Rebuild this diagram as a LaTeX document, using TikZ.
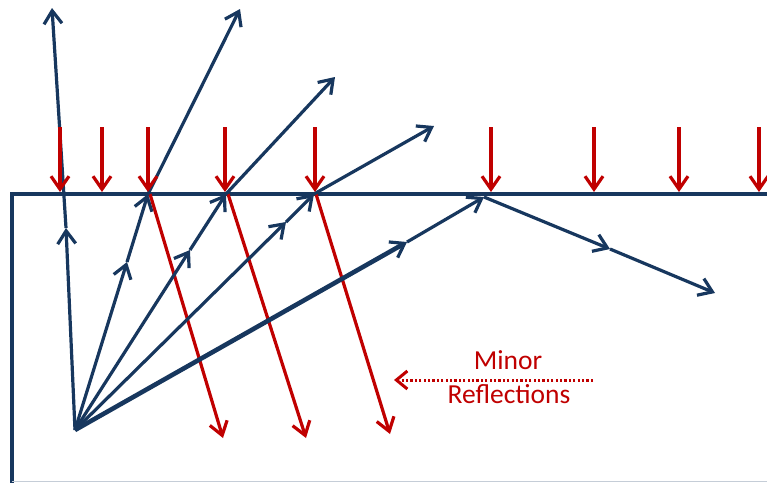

══════════

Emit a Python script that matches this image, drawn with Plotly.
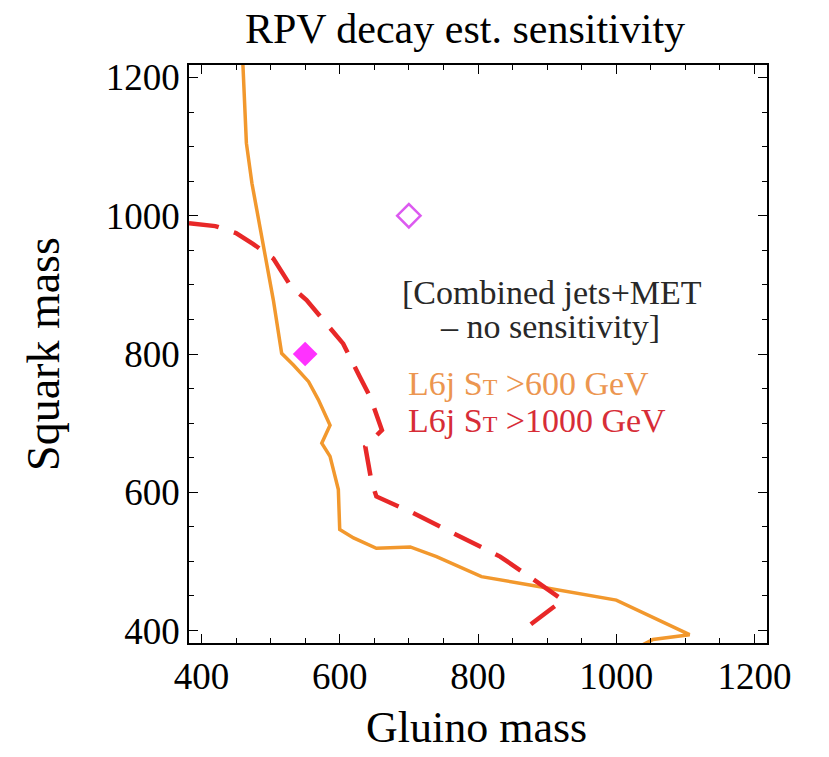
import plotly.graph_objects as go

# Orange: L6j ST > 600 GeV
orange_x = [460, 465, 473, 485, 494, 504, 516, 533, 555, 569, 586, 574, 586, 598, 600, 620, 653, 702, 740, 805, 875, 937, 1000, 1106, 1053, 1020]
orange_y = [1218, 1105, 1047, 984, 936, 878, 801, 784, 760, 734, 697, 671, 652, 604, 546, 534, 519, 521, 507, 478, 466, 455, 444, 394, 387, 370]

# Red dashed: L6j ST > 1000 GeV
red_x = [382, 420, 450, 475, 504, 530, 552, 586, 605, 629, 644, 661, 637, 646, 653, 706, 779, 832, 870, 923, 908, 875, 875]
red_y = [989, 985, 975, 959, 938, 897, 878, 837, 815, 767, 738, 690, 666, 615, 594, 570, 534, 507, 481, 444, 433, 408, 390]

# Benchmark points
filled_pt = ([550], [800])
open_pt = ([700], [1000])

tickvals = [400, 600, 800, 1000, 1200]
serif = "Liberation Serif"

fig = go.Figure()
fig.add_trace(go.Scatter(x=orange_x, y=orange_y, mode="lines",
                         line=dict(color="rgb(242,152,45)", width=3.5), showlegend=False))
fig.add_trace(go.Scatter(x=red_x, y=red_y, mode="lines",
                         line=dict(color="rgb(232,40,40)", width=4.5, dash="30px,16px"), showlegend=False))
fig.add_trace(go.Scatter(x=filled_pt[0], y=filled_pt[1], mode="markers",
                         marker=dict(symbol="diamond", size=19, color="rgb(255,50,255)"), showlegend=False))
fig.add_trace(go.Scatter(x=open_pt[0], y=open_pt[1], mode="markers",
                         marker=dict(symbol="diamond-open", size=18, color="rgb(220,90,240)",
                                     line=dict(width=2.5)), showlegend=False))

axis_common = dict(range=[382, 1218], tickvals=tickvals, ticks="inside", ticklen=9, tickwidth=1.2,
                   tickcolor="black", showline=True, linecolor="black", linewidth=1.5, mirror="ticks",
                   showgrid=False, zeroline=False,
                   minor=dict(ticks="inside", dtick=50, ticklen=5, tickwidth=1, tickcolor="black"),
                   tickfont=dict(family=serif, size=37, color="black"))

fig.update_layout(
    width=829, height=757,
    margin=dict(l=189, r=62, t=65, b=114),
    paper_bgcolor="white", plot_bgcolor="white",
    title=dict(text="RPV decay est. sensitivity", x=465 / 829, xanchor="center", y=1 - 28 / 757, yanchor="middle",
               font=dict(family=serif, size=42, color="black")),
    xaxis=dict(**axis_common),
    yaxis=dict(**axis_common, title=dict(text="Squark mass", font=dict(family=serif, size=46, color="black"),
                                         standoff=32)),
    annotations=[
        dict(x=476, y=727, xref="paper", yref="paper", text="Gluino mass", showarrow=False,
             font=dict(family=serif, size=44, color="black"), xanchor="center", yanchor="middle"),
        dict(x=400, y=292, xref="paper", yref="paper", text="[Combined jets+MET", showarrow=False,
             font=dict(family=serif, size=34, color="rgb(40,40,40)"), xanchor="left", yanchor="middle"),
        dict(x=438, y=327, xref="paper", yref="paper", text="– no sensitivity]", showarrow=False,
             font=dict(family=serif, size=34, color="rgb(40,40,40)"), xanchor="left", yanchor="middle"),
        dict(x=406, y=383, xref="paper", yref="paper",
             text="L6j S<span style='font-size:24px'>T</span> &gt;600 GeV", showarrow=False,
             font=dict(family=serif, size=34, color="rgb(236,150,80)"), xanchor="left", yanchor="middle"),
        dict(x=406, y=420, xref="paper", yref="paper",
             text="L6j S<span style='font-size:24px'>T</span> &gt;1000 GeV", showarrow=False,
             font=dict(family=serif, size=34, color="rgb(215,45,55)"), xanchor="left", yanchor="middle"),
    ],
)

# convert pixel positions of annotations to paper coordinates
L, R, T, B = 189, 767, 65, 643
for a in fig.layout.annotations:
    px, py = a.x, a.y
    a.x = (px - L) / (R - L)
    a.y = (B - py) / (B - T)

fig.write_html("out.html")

══════════

--- Written problem ---
Extract, without any images, the part of the material above that opens with the line containing "Emit a Python" and closes with the line containing "import plotly.graph_objects as go", both lines included.

--- Task answer ---
Emit a Python script that matches this image, drawn with Plotly.
import plotly.graph_objects as go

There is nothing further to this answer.